Israel’s actions in Gaza are often explained under the pretext of self-defence, complicating the narrative around the humanitarian crisis. The current war in Gaza, for example, is a response to attacks by Hamas on 7 October 2023 in which more than 1,100 people were killed and 250 hostages taken. This argument is frequently used to justify military action in Gaza and is supported by key international players, making it challenging to frame the situation as one needing R2P intervention. The asymmetric nature of the Israeli-Palestinian conflict complicates the application of R2P. Israel has been recognised as a state actor by the UN since 1948, while Palestine is not recognised universally as a sovereign state, primarily due to the lack of complete control over its territory and is commonly categorised as a ‘non-member observer state’ at the UN.

Traditionally, R2P has been invoked in situations where state actors fail to protect their populations, not in complex, asymmetrical conflicts involving non-state actors and occupied territories.

South Africa takes the lead: reviving the spirit of Responsibility to Protect

The core aims of R2P are to protect vulnerable populations from crimes against humanity and to hold the perpetrators of mass atrocities accountable. By charging Israel with genocide in the International Court of Justice, South Africa has invoked the underlying principles and objectives of the Responsibility to Protect doctrine, even if it does not formally reference it.

While the original document defining R2P primarily envisaged a role for the UN Security Council, the essence of the doctrine is broader and includes the use of international legal channels to prevent and respond to mass atrocities. South Africa chose to bring its accusations against Israel to the International Court of Justice, which in 1949 was granted jurisdiction over violations of the Geneva Convention. The benefit of this approach is that Israel was a signatory to the Geneva Convention, although it is not a member of the ICJ and does not recognise its jurisdiction, which could impede the court’s ability to adjudicate disputes involving the country. The ICJ also lacks an enforcement mechanism, meaning its decisions depend on the compliance of the states involved. Even if Israel were found guilty of any accusations, the country would not be compelled to undertake specific actions or pay any penalties, limiting the ruling’s practical impact.

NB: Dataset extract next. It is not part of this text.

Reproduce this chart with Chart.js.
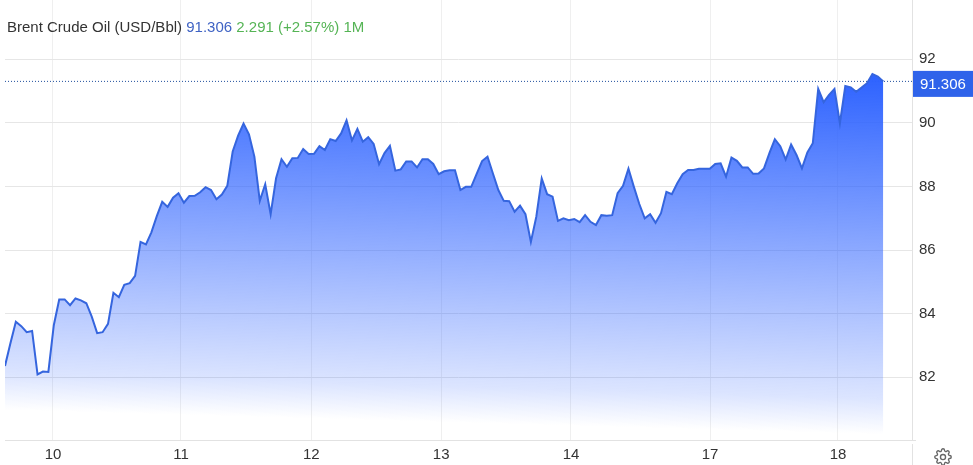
<!DOCTYPE html>
<html>
<head>
<meta charset="utf-8">
<script src="https://cdn.jsdelivr.net/npm/chart.js@4"></script>
<style>
html,body{margin:0;padding:0;background:#fff;overflow:hidden}
#wrap{position:relative;width:973px;height:465px}
#header{position:absolute;left:7px;top:18px;font:15px "Liberation Sans",Arial,sans-serif;color:#333;white-space:pre;z-index:2;line-height:17px}
#header .p{color:#3f63c4}#header .c{color:#55b455}
#gear{position:absolute;left:934px;top:448px;z-index:2}
</style>
</head>
<body>
<div id="wrap">
<canvas id="c" width="973" height="465" style="display:block;width:973px;height:465px"></canvas>
<div id="header">Brent Crude Oil (USD/Bbl) <span class="p">91.306</span> <span class="c">2.291 (+2.57%) 1M</span></div>
<svg id="gear" width="18" height="18" viewBox="0 0 24 24" fill="none" stroke="#666" stroke-width="1.8"><circle cx="12" cy="12" r="3.4"/><path d="M19.4 15a1.65 1.65 0 0 0 .33 1.82l.06.06a2 2 0 0 1 0 2.83 2 2 0 0 1-2.83 0l-.06-.06a1.65 1.65 0 0 0-1.82-.33 1.65 1.65 0 0 0-1 1.51V21a2 2 0 0 1-2 2 2 2 0 0 1-2-2v-.09A1.65 1.65 0 0 0 9 19.4a1.65 1.65 0 0 0-1.82.33l-.06.06a2 2 0 0 1-2.83 0 2 2 0 0 1 0-2.83l.06-.06a1.65 1.65 0 0 0 .33-1.82 1.65 1.65 0 0 0-1.51-1H3a2 2 0 0 1-2-2 2 2 0 0 1 2-2h.09A1.65 1.65 0 0 0 4.6 9a1.65 1.65 0 0 0-.33-1.82l-.06-.06a2 2 0 0 1 0-2.83 2 2 0 0 1 2.83 0l.06.06a1.65 1.65 0 0 0 1.82.33H9a1.65 1.65 0 0 0 1-1.51V3a2 2 0 0 1 2-2 2 2 0 0 1 2 2v.09a1.65 1.65 0 0 0 1 1.51 1.65 1.65 0 0 0 1.82-.33l.06-.06a2 2 0 0 1 2.83 0 2 2 0 0 1 0 2.83l-.06.06a1.65 1.65 0 0 0-.33 1.82V9a1.65 1.65 0 0 0 1.51 1H21a2 2 0 0 1 2 2 2 2 0 0 1-2 2h-.09a1.65 1.65 0 0 0-1.51 1z"/></svg>
</div>
<script>
const prices = [
82.36,83.07,83.75,83.61,83.42,83.46,82.09,82.18,82.17,83.64,
84.45,84.45,84.27,84.48,84.42,84.33,83.91,83.39,83.42,83.68,
84.66,84.52,84.91,84.96,85.19,86.26,86.18,86.56,87.07,87.52,
87.36,87.65,87.79,87.49,87.70,87.71,87.82,87.98,87.89,87.60,
87.75,88.02,89.10,89.60,89.98,89.64,88.94,87.55,88.07,87.13,
88.26,88.86,88.62,88.89,88.90,89.18,89.02,89.03,89.27,89.15,
89.49,89.43,89.67,90.08,89.45,89.81,89.41,89.55,89.34,88.70,
89.05,89.28,88.50,88.54,88.79,88.79,88.60,88.86,88.86,88.71,
88.39,88.48,88.51,88.51,87.89,87.99,87.99,88.40,88.80,88.94,
88.41,87.89,87.55,87.54,87.21,87.40,87.13,86.26,87.05,88.25,
87.76,87.68,86.92,87.00,86.94,86.98,86.88,87.10,86.89,86.79,
87.10,87.08,87.10,87.79,88.02,88.56,87.99,87.45,87.00,87.13,
86.86,87.16,87.83,87.76,88.10,88.39,88.52,88.52,88.56,88.56,
88.56,88.71,88.73,88.31,88.91,88.81,88.60,88.60,88.40,88.41,
88.57,89.05,89.49,89.27,88.85,89.32,88.99,88.57,89.07,89.36,
91.07,90.65,90.88,91.07,89.99,91.16,91.12,90.98,91.11,91.25,
91.54,91.46,91.306];
const lastPrice = 91.306;
const lastLabel = "91.306";
const dayLabels = ["10","11","12","13","14","17","18"];
const dayStarts = [8.85,32.46,56.5,80.45,104.4,130.05,153.65];
const yTickValues = [82,84,86,88,90,92];
const X_MAX = 167.3, Y_MIN = 80.03, Y_MAX = 93.865;
const FONT = '"Liberation Sans",Arial,sans-serif';

const pricePoints = prices.map((v,i)=>({x:i,y:v}));
const lastLine = [{x:0,y:lastPrice},{x:X_MAX,y:lastPrice}];

const overlay = {
  id:'overlay',
  afterDraw(chart){
    const {ctx,scales:{x,y}} = chart;
    const py = y.getPixelForValue(lastPrice);
    ctx.save();
    ctx.fillStyle='#2f63ea';
    ctx.fillRect(x.right+1,py-10.5,chart.width-x.right-1,26);
    ctx.fillStyle='#fff';
    ctx.font='15px '+FONT;
    ctx.textBaseline='middle';
    ctx.textAlign='left';
    ctx.fillText(lastLabel,x.right+8,py+3);
    ctx.strokeStyle='#e2e2e2';
    ctx.lineWidth=1;
    ctx.beginPath();
    ctx.moveTo(x.right+.5,y.bottom+4);
    ctx.lineTo(x.right+.5,chart.height);
    ctx.moveTo(x.right,y.bottom+.5);
    ctx.lineTo(x.right+4,y.bottom+.5);
    ctx.stroke();
    ctx.restore();
  }
};

new Chart(document.getElementById('c'),{
  type:'line',
  data:{datasets:[
    {data:pricePoints,borderColor:'#3565de',borderWidth:2,pointRadius:0,tension:0,fill:'origin',
     backgroundColor(ctx){
       const a=ctx.chart.chartArea;
       if(!a) return 'rgba(45,98,255,.5)';
       const g=ctx.chart.ctx.createLinearGradient(880,75,870,434);
       g.addColorStop(0,'rgba(45,98,255,1)');
       g.addColorStop(0.9,'rgba(45,98,255,0.17)');
       g.addColorStop(1,'rgba(45,98,255,0)');
       return g;
     }},
    {data:lastLine,borderColor:'#1f4f9e',borderWidth:1,borderDash:[1,2],pointRadius:0,fill:false,tension:0}
  ]},
  options:{
    responsive:false,animation:false,devicePixelRatio:1,
    layout:{padding:{left:5,top:0,right:0,bottom:0}},
    plugins:{legend:{display:false},title:{display:false},tooltip:{enabled:false}},
    scales:{
      x:{type:'linear',min:0,max:X_MAX,
        afterBuildTicks(s){s.ticks=dayStarts.map(value=>({value}));},
        afterFit(s){s.height=25;s.paddingLeft=0;s.paddingRight=0;},
        grid:{color:'#efefef',drawTicks:false},
        border:{color:'#e2e2e2'},
        ticks:{autoSkip:false,maxRotation:0,padding:6,color:'#333',font:{family:FONT,size:15},
          callback(v){const i=dayStarts.indexOf(v);return i<0?'':dayLabels[i];}}
      },
      y:{position:'right',min:Y_MIN,max:Y_MAX,
        afterBuildTicks(s){s.ticks=yTickValues.map(value=>({value}));},
        afterFit(s){s.width=61;s.paddingTop=0;s.paddingBottom=0;},
        grid:{color:'#e6e6e6',drawTicks:false},
        border:{color:'#e2e2e2'},
        ticks:{padding:7,color:'#333',font:{family:FONT,size:15}}
      }
    }
  },
  plugins:[overlay]
});
</script>
</body>
</html>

An important first step in stopping the suffering

The case marks Israel’s first appearance before the International Court of Justice on charges of violating the UN Genocide Convention. The 26 January verdict stopped short of ordering an end to the war in Gaza, but it did acknowledge Israel’s culpability in causing human suffering and ordered the country to take steps to avoid targeting civilians. The full ruling on whether Israel violated the Geneva Convention is expected to take years, but the UN can use the momentum from South Africa’s case to leverage the concept of Responsibility to Protect.

The fact that the case was even heard serves as a powerful symbolic condemnation of Israel. This moral pressure can incentivise parties towards a ceasefire. If the court upholds certain claims, it could trigger further investigations and pressure for accountability mechanisms, potentially fostering dialogue and creating conditions for a truce. The case could set a legal precedent for applying R2P in similar situations, influencing future responses to mass atrocities. If nothing else, it highlights the need to protect civilian populations and prevent mass atrocities, central tenets of R2P.